Copy out each line exactly; pictures stay out of the copy.

Available data:
BEGIN
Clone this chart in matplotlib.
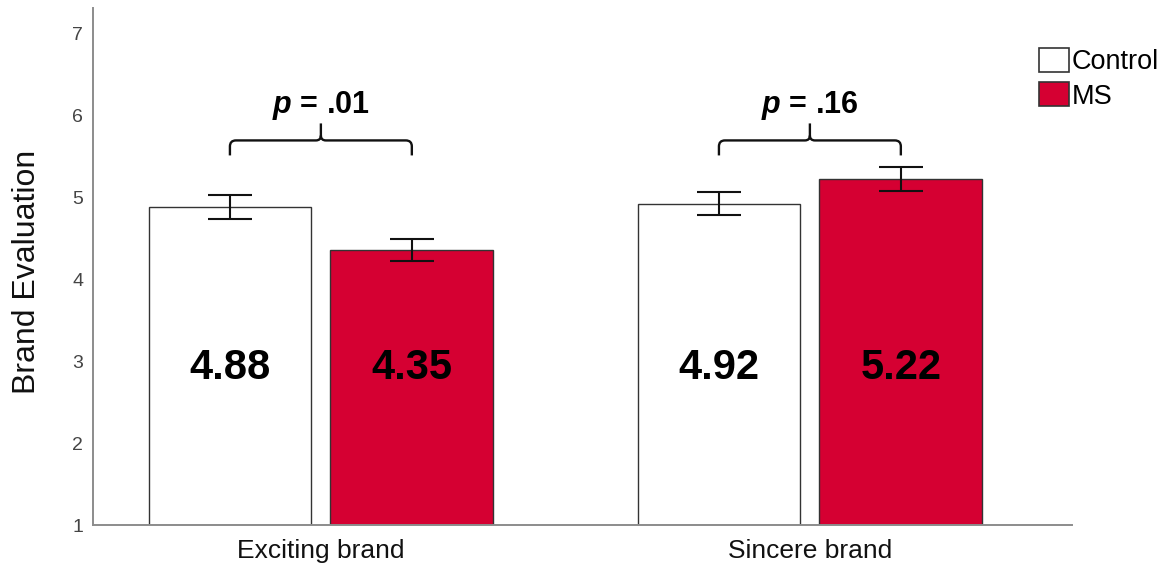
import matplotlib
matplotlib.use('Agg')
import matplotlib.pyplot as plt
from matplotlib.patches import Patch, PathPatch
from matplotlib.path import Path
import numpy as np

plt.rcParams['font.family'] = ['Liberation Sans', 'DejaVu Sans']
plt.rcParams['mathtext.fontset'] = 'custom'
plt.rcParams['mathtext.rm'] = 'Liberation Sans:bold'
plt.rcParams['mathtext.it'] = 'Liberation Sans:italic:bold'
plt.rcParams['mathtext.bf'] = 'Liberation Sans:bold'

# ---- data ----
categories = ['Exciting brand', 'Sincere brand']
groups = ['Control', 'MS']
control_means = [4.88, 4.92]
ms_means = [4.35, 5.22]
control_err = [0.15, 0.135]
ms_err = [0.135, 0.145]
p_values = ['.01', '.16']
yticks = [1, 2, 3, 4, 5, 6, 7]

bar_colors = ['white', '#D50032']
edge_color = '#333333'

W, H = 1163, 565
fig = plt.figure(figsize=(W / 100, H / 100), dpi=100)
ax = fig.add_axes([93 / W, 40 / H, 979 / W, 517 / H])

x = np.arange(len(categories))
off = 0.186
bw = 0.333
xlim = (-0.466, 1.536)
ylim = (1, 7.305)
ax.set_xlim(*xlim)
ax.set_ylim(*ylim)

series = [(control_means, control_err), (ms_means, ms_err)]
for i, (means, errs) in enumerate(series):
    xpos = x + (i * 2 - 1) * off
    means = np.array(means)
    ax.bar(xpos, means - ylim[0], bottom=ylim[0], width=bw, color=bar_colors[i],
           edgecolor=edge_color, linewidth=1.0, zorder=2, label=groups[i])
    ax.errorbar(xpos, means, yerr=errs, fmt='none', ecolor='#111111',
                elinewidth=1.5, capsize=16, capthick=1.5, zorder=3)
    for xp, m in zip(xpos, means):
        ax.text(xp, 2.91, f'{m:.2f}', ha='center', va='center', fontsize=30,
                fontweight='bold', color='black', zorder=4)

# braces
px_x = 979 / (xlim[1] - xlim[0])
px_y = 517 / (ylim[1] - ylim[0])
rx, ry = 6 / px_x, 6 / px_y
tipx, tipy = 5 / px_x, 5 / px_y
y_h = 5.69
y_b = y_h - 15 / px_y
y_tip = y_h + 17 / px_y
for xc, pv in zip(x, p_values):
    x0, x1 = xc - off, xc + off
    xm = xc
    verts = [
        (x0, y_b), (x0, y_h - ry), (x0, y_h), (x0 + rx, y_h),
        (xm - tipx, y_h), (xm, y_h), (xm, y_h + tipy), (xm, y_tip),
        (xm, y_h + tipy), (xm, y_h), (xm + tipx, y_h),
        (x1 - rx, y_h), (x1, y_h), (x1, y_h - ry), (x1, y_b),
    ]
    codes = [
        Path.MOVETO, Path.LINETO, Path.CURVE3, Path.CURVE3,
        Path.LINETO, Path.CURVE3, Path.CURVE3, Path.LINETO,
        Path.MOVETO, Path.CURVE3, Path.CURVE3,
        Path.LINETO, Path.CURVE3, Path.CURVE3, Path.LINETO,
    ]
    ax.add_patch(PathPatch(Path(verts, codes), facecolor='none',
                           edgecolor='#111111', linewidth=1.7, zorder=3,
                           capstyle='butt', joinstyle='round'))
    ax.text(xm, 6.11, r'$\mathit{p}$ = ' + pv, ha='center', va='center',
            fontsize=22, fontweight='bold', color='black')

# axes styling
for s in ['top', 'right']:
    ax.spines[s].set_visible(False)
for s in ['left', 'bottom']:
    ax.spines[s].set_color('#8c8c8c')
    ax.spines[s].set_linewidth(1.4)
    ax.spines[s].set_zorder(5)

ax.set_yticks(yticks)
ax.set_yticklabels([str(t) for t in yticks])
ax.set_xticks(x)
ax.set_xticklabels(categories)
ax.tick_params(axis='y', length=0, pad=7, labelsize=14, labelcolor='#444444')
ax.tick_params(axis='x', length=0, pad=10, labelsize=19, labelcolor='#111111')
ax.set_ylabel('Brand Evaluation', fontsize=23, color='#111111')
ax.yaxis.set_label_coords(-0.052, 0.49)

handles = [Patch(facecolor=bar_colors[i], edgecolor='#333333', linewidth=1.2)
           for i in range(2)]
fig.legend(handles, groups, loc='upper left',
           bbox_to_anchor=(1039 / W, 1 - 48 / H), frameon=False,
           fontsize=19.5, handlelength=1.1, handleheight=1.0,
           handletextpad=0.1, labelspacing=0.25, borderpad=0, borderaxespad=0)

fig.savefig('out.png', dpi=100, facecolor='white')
END
Exercise answer:
Clone this chart in matplotlib.
import matplotlib
matplotlib.use('Agg')
import matplotlib.pyplot as plt
from matplotlib.patches import Patch, PathPatch
from matplotlib.path import Path
import numpy as np

plt.rcParams['font.family'] = ['Liberation Sans', 'DejaVu Sans']
plt.rcParams['mathtext.fontset'] = 'custom'
plt.rcParams['mathtext.rm'] = 'Liberation Sans:bold'
plt.rcParams['mathtext.it'] = 'Liberation Sans:italic:bold'
plt.rcParams['mathtext.bf'] = 'Liberation Sans:bold'

# ---- data ----
categories = ['Exciting brand', 'Sincere brand']
groups = ['Control', 'MS']
control_means = [4.88, 4.92]
ms_means = [4.35, 5.22]
control_err = [0.15, 0.135]
ms_err = [0.135, 0.145]
p_values = ['.01', '.16']
yticks = [1, 2, 3, 4, 5, 6, 7]

bar_colors = ['white', '#D50032']
edge_color = '#333333'

W, H = 1163, 565
fig = plt.figure(figsize=(W / 100, H / 100), dpi=100)
ax = fig.add_axes([93 / W, 40 / H, 979 / W, 517 / H])

x = np.arange(len(categories))
off = 0.186
bw = 0.333
xlim = (-0.466, 1.536)
ylim = (1, 7.305)
ax.set_xlim(*xlim)
ax.set_ylim(*ylim)

series = [(control_means, control_err), (ms_means, ms_err)]
for i, (means, errs) in enumerate(series):
    xpos = x + (i * 2 - 1) * off
    means = np.array(means)
    ax.bar(xpos, means - ylim[0], bottom=ylim[0], width=bw, color=bar_colors[i],
           edgecolor=edge_color, linewidth=1.0, zorder=2, label=groups[i])
    ax.errorbar(xpos, means, yerr=errs, fmt='none', ecolor='#111111',
                elinewidth=1.5, capsize=16, capthick=1.5, zorder=3)
    for xp, m in zip(xpos, means):
        ax.text(xp, 2.91, f'{m:.2f}', ha='center', va='center', fontsize=30,
                fontweight='bold', color='black', zorder=4)

# braces
px_x = 979 / (xlim[1] - xlim[0])
px_y = 517 / (ylim[1] - ylim[0])
rx, ry = 6 / px_x, 6 / px_y
tipx, tipy = 5 / px_x, 5 / px_y
y_h = 5.69
y_b = y_h - 15 / px_y
y_tip = y_h + 17 / px_y
for xc, pv in zip(x, p_values):
    x0, x1 = xc - off, xc + off
    xm = xc
    verts = [
        (x0, y_b), (x0, y_h - ry), (x0, y_h), (x0 + rx, y_h),
        (xm - tipx, y_h), (xm, y_h), (xm, y_h + tipy), (xm, y_tip),
        (xm, y_h + tipy), (xm, y_h), (xm + tipx, y_h),
        (x1 - rx, y_h), (x1, y_h), (x1, y_h - ry), (x1, y_b),
    ]
    codes = [
        Path.MOVETO, Path.LINETO, Path.CURVE3, Path.CURVE3,
        Path.LINETO, Path.CURVE3, Path.CURVE3, Path.LINETO,
        Path.MOVETO, Path.CURVE3, Path.CURVE3,
        Path.LINETO, Path.CURVE3, Path.CURVE3, Path.LINETO,
    ]
    ax.add_patch(PathPatch(Path(verts, codes), facecolor='none',
                           edgecolor='#111111', linewidth=1.7, zorder=3,
                           capstyle='butt', joinstyle='round'))
    ax.text(xm, 6.11, r'$\mathit{p}$ = ' + pv, ha='center', va='center',
            fontsize=22, fontweight='bold', color='black')

# axes styling
for s in ['top', 'right']:
    ax.spines[s].set_visible(False)
for s in ['left', 'bottom']:
    ax.spines[s].set_color('#8c8c8c')
    ax.spines[s].set_linewidth(1.4)
    ax.spines[s].set_zorder(5)

ax.set_yticks(yticks)
ax.set_yticklabels([str(t) for t in yticks])
ax.set_xticks(x)
ax.set_xticklabels(categories)
ax.tick_params(axis='y', length=0, pad=7, labelsize=14, labelcolor='#444444')
ax.tick_params(axis='x', length=0, pad=10, labelsize=19, labelcolor='#111111')
ax.set_ylabel('Brand Evaluation', fontsize=23, color='#111111')
ax.yaxis.set_label_coords(-0.052, 0.49)

handles = [Patch(facecolor=bar_colors[i], edgecolor='#333333', linewidth=1.2)
           for i in range(2)]
fig.legend(handles, groups, loc='upper left',
           bbox_to_anchor=(1039 / W, 1 - 48 / H), frameon=False,
           fontsize=19.5, handlelength=1.1, handleheight=1.0,
           handletextpad=0.1, labelspacing=0.25, borderpad=0, borderaxespad=0)

fig.savefig('out.png', dpi=100, facecolor='white')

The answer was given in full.